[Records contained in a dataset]

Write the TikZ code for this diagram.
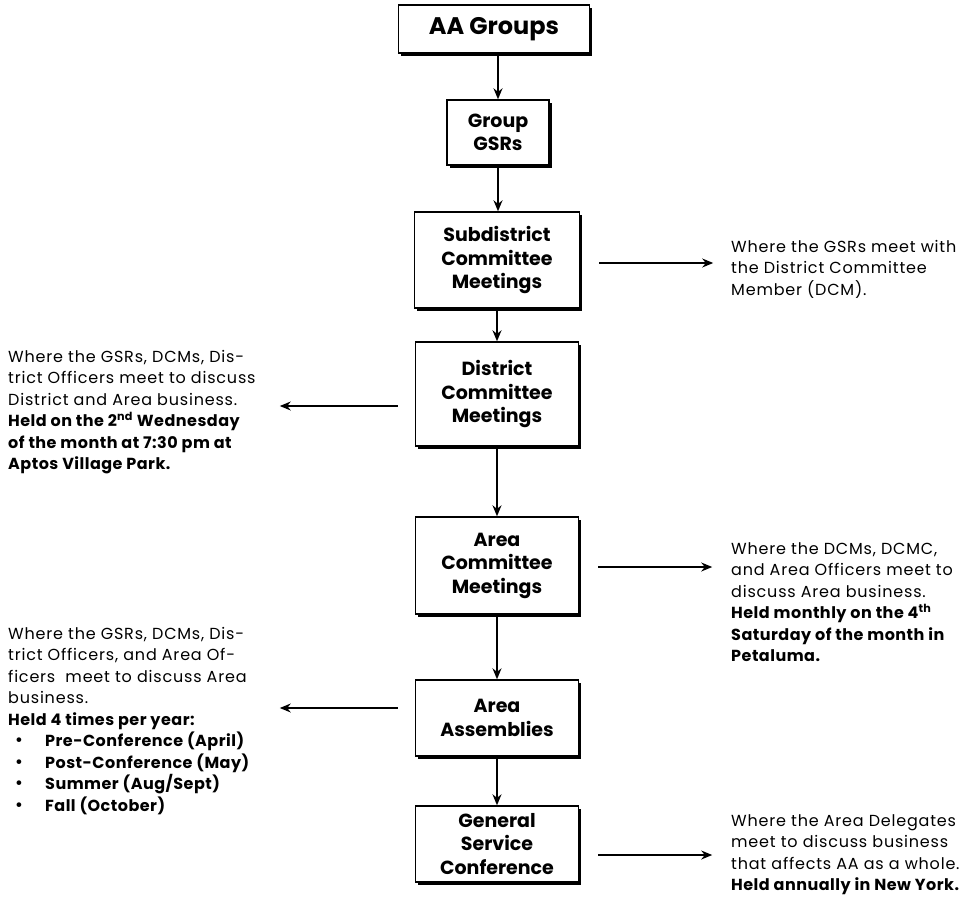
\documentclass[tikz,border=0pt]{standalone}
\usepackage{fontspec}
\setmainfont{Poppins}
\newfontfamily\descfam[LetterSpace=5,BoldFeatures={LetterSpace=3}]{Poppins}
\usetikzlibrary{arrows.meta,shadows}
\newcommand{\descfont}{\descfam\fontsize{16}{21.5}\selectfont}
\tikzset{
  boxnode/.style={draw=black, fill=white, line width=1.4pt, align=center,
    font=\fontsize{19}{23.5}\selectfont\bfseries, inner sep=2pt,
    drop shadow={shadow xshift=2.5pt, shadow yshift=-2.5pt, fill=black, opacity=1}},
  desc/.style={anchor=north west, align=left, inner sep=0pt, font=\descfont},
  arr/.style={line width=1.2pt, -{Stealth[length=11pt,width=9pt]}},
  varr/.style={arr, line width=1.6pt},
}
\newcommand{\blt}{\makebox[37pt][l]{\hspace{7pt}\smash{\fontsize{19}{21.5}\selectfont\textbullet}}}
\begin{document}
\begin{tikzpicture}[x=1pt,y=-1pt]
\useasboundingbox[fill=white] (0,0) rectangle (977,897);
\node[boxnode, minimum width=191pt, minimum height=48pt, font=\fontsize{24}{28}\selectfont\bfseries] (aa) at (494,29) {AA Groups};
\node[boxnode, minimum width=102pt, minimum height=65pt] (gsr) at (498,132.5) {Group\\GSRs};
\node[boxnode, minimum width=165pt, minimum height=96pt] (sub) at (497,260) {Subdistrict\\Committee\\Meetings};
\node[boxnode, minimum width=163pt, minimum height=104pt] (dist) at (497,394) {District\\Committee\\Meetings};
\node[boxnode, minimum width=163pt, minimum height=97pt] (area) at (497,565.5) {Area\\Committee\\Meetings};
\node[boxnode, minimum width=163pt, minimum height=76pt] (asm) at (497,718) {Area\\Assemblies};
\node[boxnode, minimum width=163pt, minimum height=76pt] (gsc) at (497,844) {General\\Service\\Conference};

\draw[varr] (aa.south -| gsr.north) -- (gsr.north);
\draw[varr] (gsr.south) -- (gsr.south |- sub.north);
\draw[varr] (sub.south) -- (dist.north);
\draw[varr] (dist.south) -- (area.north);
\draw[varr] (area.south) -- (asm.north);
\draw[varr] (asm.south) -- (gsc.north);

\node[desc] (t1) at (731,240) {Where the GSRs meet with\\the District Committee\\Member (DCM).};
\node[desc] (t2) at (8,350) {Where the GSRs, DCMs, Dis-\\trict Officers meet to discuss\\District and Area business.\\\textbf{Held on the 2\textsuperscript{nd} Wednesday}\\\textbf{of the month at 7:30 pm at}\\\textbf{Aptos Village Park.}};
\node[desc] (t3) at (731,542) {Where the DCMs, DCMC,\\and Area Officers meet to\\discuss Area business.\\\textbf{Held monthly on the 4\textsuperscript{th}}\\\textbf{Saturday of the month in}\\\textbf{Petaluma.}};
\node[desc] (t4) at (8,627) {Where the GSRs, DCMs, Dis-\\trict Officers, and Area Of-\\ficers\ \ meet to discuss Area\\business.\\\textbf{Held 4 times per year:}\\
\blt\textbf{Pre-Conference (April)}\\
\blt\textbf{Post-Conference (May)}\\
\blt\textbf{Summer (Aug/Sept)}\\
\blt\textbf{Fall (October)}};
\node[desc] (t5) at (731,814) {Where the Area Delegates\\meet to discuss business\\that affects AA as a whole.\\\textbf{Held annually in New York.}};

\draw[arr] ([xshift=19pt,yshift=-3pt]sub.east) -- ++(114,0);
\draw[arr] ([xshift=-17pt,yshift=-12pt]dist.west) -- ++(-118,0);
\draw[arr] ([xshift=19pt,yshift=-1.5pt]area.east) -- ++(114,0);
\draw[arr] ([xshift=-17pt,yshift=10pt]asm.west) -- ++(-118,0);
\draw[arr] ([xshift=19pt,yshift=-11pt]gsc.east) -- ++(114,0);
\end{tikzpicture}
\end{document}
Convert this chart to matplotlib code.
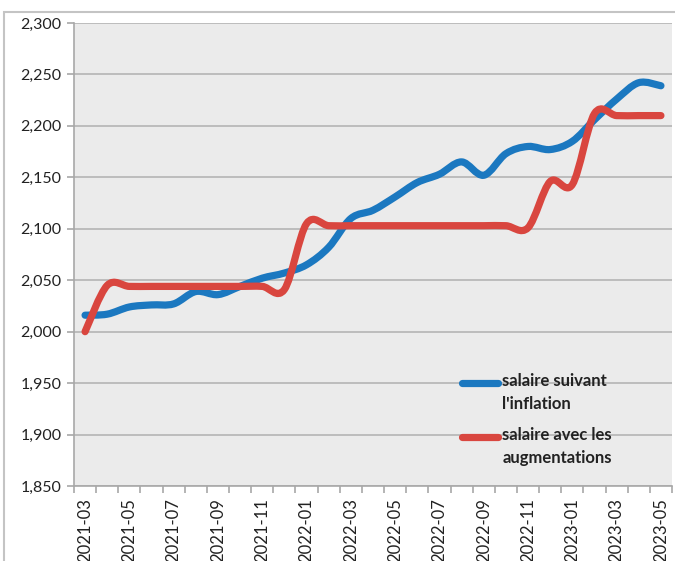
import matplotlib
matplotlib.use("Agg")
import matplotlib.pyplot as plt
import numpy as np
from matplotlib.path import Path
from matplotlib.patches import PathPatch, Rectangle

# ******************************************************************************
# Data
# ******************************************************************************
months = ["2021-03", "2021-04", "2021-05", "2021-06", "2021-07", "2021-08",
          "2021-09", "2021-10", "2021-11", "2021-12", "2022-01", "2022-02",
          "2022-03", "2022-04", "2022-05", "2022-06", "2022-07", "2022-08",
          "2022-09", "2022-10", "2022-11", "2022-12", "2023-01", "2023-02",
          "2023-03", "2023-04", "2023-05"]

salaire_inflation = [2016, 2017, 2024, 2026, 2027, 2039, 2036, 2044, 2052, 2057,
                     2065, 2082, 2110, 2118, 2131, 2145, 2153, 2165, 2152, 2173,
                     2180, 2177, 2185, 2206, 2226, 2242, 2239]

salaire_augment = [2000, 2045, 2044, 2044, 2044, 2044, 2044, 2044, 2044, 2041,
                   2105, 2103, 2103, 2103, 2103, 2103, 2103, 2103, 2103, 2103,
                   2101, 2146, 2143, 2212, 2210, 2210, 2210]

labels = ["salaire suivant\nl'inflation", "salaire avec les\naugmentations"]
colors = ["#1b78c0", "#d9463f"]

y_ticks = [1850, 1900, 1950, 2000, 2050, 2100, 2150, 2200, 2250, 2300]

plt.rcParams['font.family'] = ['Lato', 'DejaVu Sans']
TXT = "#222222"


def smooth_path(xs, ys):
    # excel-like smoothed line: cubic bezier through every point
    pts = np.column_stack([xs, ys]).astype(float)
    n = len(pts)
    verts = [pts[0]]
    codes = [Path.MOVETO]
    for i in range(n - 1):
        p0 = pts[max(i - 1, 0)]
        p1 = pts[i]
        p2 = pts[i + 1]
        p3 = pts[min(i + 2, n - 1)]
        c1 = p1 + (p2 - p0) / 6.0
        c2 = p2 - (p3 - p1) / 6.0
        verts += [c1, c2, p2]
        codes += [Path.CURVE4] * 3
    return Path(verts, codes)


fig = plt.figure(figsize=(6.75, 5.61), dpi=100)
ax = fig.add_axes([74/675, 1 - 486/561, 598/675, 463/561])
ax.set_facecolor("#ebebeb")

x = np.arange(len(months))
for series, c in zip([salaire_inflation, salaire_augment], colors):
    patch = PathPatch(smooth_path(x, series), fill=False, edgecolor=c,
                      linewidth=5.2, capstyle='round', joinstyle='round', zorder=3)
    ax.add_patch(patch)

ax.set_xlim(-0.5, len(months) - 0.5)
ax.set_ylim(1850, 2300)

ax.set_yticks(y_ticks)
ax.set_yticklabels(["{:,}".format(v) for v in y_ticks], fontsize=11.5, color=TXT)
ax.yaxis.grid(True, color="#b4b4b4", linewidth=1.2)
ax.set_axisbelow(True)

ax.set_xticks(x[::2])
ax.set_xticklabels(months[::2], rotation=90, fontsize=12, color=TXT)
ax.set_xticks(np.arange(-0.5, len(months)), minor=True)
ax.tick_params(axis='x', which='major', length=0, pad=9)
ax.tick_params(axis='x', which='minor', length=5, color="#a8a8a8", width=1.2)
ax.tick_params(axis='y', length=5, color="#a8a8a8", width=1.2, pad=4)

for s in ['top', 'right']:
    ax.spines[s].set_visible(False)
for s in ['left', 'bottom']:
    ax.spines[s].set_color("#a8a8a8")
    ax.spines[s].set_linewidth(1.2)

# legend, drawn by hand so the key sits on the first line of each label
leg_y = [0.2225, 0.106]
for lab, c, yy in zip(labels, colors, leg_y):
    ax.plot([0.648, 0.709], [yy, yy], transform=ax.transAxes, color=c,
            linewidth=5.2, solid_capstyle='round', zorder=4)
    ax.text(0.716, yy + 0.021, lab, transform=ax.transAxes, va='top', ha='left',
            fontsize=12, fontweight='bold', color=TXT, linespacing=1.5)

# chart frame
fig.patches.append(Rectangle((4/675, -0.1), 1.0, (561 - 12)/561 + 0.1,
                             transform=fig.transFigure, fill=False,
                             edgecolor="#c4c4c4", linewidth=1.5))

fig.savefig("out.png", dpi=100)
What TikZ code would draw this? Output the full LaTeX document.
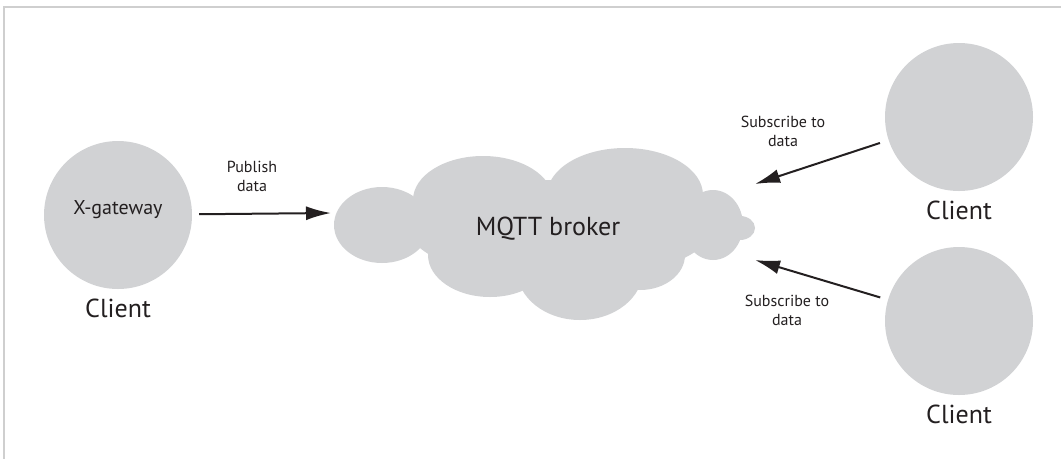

Aim
Leaving out all pictures, set down exactly the lines of the material above, from the line with "Convert this chart to matplotlib code." to the line with "2180, 2177, 2185, 2206, 2226, 2242, 2239]" inclusive, and no others.

The completed task
Convert this chart to matplotlib code.
import matplotlib
matplotlib.use("Agg")
import matplotlib.pyplot as plt
import numpy as np
from matplotlib.path import Path
from matplotlib.patches import PathPatch, Rectangle

# ******************************************************************************
# Data
# ******************************************************************************
months = ["2021-03", "2021-04", "2021-05", "2021-06", "2021-07", "2021-08",
          "2021-09", "2021-10", "2021-11", "2021-12", "2022-01", "2022-02",
          "2022-03", "2022-04", "2022-05", "2022-06", "2022-07", "2022-08",
          "2022-09", "2022-10", "2022-11", "2022-12", "2023-01", "2023-02",
          "2023-03", "2023-04", "2023-05"]

salaire_inflation = [2016, 2017, 2024, 2026, 2027, 2039, 2036, 2044, 2052, 2057,
                     2065, 2082, 2110, 2118, 2131, 2145, 2153, 2165, 2152, 2173,
                     2180, 2177, 2185, 2206, 2226, 2242, 2239]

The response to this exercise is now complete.